Una vida para cada quién
¡Hay tantas formas, tantos conceptos, tantas maneras de interpretar y encontrar sentido a la vida…! ¡Casi tantas como personas viven en nuestro planeta! Y es que tanto la comprensión como la formación histórica de cada uno, así como la elección del modelo a seguir, dependen de tantas y tantas cosas… Dependen de las circunstancias que atravesemos, de la educación recibida, de nuestras relaciones y nuestras experiencias con los demás, de la manera como interpretemos los sucesos que nos salen al paso —y de cómo los resolvamos—, de nuestras necesidades materiales y nuestras ambiciones, y hasta de nuestra picardía, de la frivolidad o la seriedad como intentamos encaramarnos en el mundo… Y depende, sobre todo, de nuestro grado de entendimiento, de nuestra inteligencia; es decir, de la sensibilidad para captar y digerir las informaciones que llegan a nuestro departamento de redacción interno. En realidad, viene siendo algo así como las huellas dactilares, que, en apariencia, se asemejan, pero que no hay una igual a la otra.
Yo, por todas estas razones, ahora, en este punto de mi madurez, tiendo a respetar el talante de cada quien… siempre y cuando no sea excesivamente disparatado y no cree un perjuicio a los demás.
A propósito de esto, acabo de leer un pequeño y maravilloso libro de Alan Watts, La vida como juego, que me introduce en una parte —quizá la más importante— del mundo tal como yo me inclino a concebirlo, o sea, fundamentado en una estructura espiritual suficientemente sólida y significativa, la cual, a su vez, a medida que voy entrando en las figuras y estructuras del pensamiento de mentes tan preclaras, me siento impulsado a creer más en ese espacio trascendente, al mismo tiempo que me proveo de un mayor y significativo apoyo moral.
Alan Watts —filósofo, naturalista, escritor, místico, ecologista— es uno de los más sensibles y preclaros maestros cuyo pensamiento, al transferírmelo, aproxima mi vida y mi entendimiento a la dimensión que busco y que, diría, necesito con cierta premura. Hay otros, como Ken Wilber, una de las principales figuras a la cual yo sitúo al frente de todos los demás. Y está Pierre Teilhard de Chardin, Sri Aurobindo, Carl. G. Jung, Aldous Huxley, Abraham Maslow, Charles Tart, James Fadiman, Stan Grof, etc., todos ellos pertenecientes al grupo de pensadores que, entre miles y miles de seres de aguda sensibilidad, penetrabilidad e inteligencia, destacan armoniosamente, y son pertenecientes al aparato científico o al intelectual, por el cual nuestro ser y nuestra presencia aquí no se limita a cubrir una sola dimensión, de condición casual e inexplicable —y de índole material—, sino que se incluye en una escala de valores, sentimientos, sensaciones, afinidades y proyecciones de condición metafísica y elevado grado de consciencia.
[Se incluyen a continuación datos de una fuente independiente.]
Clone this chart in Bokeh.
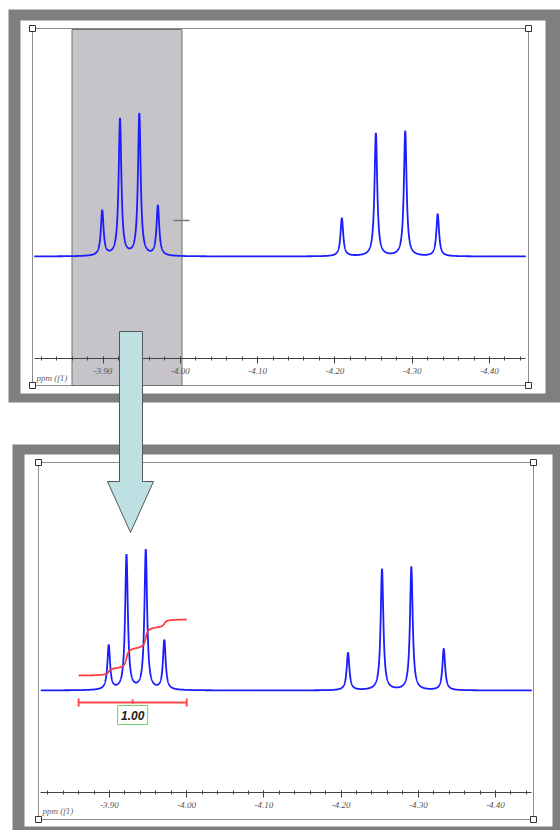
import numpy as np
from bokeh.plotting import figure
from bokeh.models import Range1d, LinearAxis, FixedTicker, PrintfTickFormatter
from bokeh.core.properties import value
from bokeh.embed import file_html
from bokeh.resources import INLINE

# ---- spectrum data: peak list of the two multiplets (ppm, height) ----
multiplet_a_ppm = [-3.899, -3.922, -3.947, -3.971]
multiplet_a_height = [45, 137, 142, 50]
multiplet_b_ppm = [-4.209, -4.253, -4.291, -4.333]
multiplet_b_height = [38, 123, 125, 42]
line_halfwidth_ppm = 0.0021
spectrum_limits_ppm = [-3.811, -4.447]

# ---- axis ticks ----
major_ticks = [-3.90, -4.00, -4.10, -4.20, -4.30, -4.40]
minor_ticks = [float(v) for v in np.round(np.arange(-3.82, -4.45, -0.02), 2)]

# ---- integration of the first multiplet ----
integral_region_ppm = [-3.860, -4.000]
integral_value = 1.00
integral_label = "1.00"

W, H = 560, 830

peak_ppm = np.array(multiplet_a_ppm + multiplet_b_ppm)
peak_height = np.array(multiplet_a_height + multiplet_b_height, dtype=float)
ppm = np.linspace(spectrum_limits_ppm[0], spectrum_limits_ppm[1], 6000)
intensity = np.zeros_like(ppm)
for x0, h in zip(peak_ppm, peak_height):
    intensity += h / (1.0 + ((ppm - x0) / line_halfwidth_ppm) ** 2)

lo, hi = sorted(integral_region_ppm)
mask = (ppm >= lo) & (ppm <= hi)
int_ppm = ppm[mask]
cum = np.cumsum(intensity[mask])
int_curve = cum / cum[-1] * integral_value

# canvas in pixel units (y grows downwards)
p = figure(width=W, height=H, output_backend="svg", toolbar_location=None,
           x_axis_type=None, y_axis_type=None,
           x_range=Range1d(0, W), y_range=Range1d(H, 0),
           min_border=0, outline_line_color=None,
           background_fill_color="white", border_fill_color="white")


def ppm_range(px_at_390, px_per_tenth):
    scale = px_per_tenth / 0.1
    return Range1d(start=-3.90 + px_at_390 / scale,
                   end=-3.90 - (W - px_at_390) / scale)


def level_range(baseline_px, px_per_unit):
    return Range1d(start=-(H - baseline_px) / px_per_unit,
                   end=baseline_px / px_per_unit)


p.extra_x_ranges = {"ppm_top": ppm_range(102.5, 77.3),
                    "ppm_bot": ppm_range(109.0, 77.2)}
p.extra_y_ranges = {"int_top": level_range(256, 1.0),
                    "int_bot": level_range(690, 0.985),
                    "integ_bot": level_range(675, 56.0)}

FRAME_GRAY = "#7f7f7f"
BOX_GRAY = "#8c8c8c"

# window frames
p.quad(left=[8, 12], right=[W, W], top=[9, 444], bottom=[402, H],
       fill_color=FRAME_GRAY, line_color=None)
p.quad(left=[20, 24], right=[545, 552], top=[20, 454], bottom=[393, 826],
       fill_color="white", line_color=None)
# page boxes
p.quad(left=[32, 38], right=[528, 533], top=[28, 462], bottom=[385, 819],
       fill_color=None, line_color=BOX_GRAY, line_width=1)

# selected region in the upper view
p.quad(left=[71.5], right=[181.5], top=[29], bottom=[385],
       fill_color="#c6c4c8", line_color="#707070", line_width=1)

# spectra
p.line(ppm, intensity, x_range_name="ppm_top", y_range_name="int_top",
       line_color="#1c1cff", line_width=1.8)
p.line(ppm, intensity, x_range_name="ppm_bot", y_range_name="int_bot",
       line_color="#1c1cff", line_width=1.8)

# cursor mark
p.segment(x0=[173], y0=[220], x1=[189], y1=[220], line_color="#777777", line_width=1.5)

# integral curve
p.line(int_ppm, int_curve, x_range_name="ppm_bot", y_range_name="integ_bot",
       line_color="#ff3b3b", line_width=1.8)

# integration bracket
mid = (integral_region_ppm[0] + integral_region_ppm[1]) / 2
RED = "#ff4b4b"
p.segment(x0=[integral_region_ppm[0], integral_region_ppm[0], integral_region_ppm[1], mid],
          y0=[702, 698, 698, 699],
          x1=[integral_region_ppm[1], integral_region_ppm[0], integral_region_ppm[1], mid],
          y1=[702, 706, 706, 703],
          x_range_name="ppm_bot", line_color=RED, line_width=2)
p.rect(x=[mid], y=[714.5], width=30, height=19, width_units="screen", height_units="screen",
       x_range_name="ppm_bot", fill_color="white", line_color="#6fcf6f", line_width=1)
p.text(x=[mid], y=[715], text=[integral_label], x_range_name="ppm_bot",
       text_font=value("Liberation Sans"), text_font_style="bold italic",
       text_font_size="12px", text_color="#222222",
       text_align="center", text_baseline="middle")

# axis captions
p.text(x=[36, 42], y=[377, 810], text=["ppm (f1)", "ppm (f1)"],
       text_font=value("Liberation Serif"), text_font_style="italic",
       text_font_size="9px", text_color="#666666",
       text_align="left", text_baseline="middle")

# corner handles
p.scatter(x=[32, 528, 32, 528, 38, 533, 38, 533],
          y=[28, 28, 385, 385, 462, 462, 819, 819],
          marker="square", size=6, fill_color="white", line_color="#333333", line_width=1)

# ppm axes
for rng, loc in (("ppm_top", 358), ("ppm_bot", 792)):
    ax = LinearAxis(x_range_name=rng, fixed_location=loc,
                    ticker=FixedTicker(ticks=major_ticks, minor_ticks=minor_ticks),
                    formatter=PrintfTickFormatter(format="%.2f"),
                    bounds=(-4.447, -3.811))
    ax.axis_line_color = "#444444"
    ax.major_tick_line_color = "#444444"
    ax.minor_tick_line_color = "#444444"
    ax.major_tick_in = 2
    ax.major_tick_out = 5
    ax.minor_tick_in = 2
    ax.minor_tick_out = 2
    ax.major_label_standoff = 4
    ax.major_label_text_font = "Liberation Serif"
    ax.major_label_text_font_style = "italic"
    ax.major_label_text_font_size = "9px"
    ax.major_label_text_color = "#555555"
    p.add_layout(ax, "below")

# arrow from the selection to the zoomed view
p.patch(x=[119, 142, 142, 153, 130, 107, 119],
        y=[331, 331, 481, 481, 532, 481, 481],
        fill_color="#bde0e3", line_color="#555555", line_width=1, level="overlay")

open("out.html", "w").write(file_html(p, INLINE))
A grosso modo, podría decirse que el mundo, su población, hoy sobre todo, se divide en dos bandos fundamentales: los que carecen de sensibilidad, los que entienden solo aquello que puede ser visto, los materialistas, los que han perdido su calidad de asombro, aquellos quienes para los que el espíritu es un recurso propio de una mente débil, y aquellos otros que consideran que la vida es trascendente, que tiene sentido, que constituimos un todo donde el cuerpo y el espíritu es una sola entidad, inseparable y en armonía; que no somos el resultado de pruebas o experimentos con ratas, porque nosotros somos seres humanos y respondemos a esa condición, que no deseamos ser monos con más o menos habilidad, y que, sobre todo, tenemos una visión más amplia de la vida, de sus significados y de sus emociones.
En este bando es donde me inscribo yo.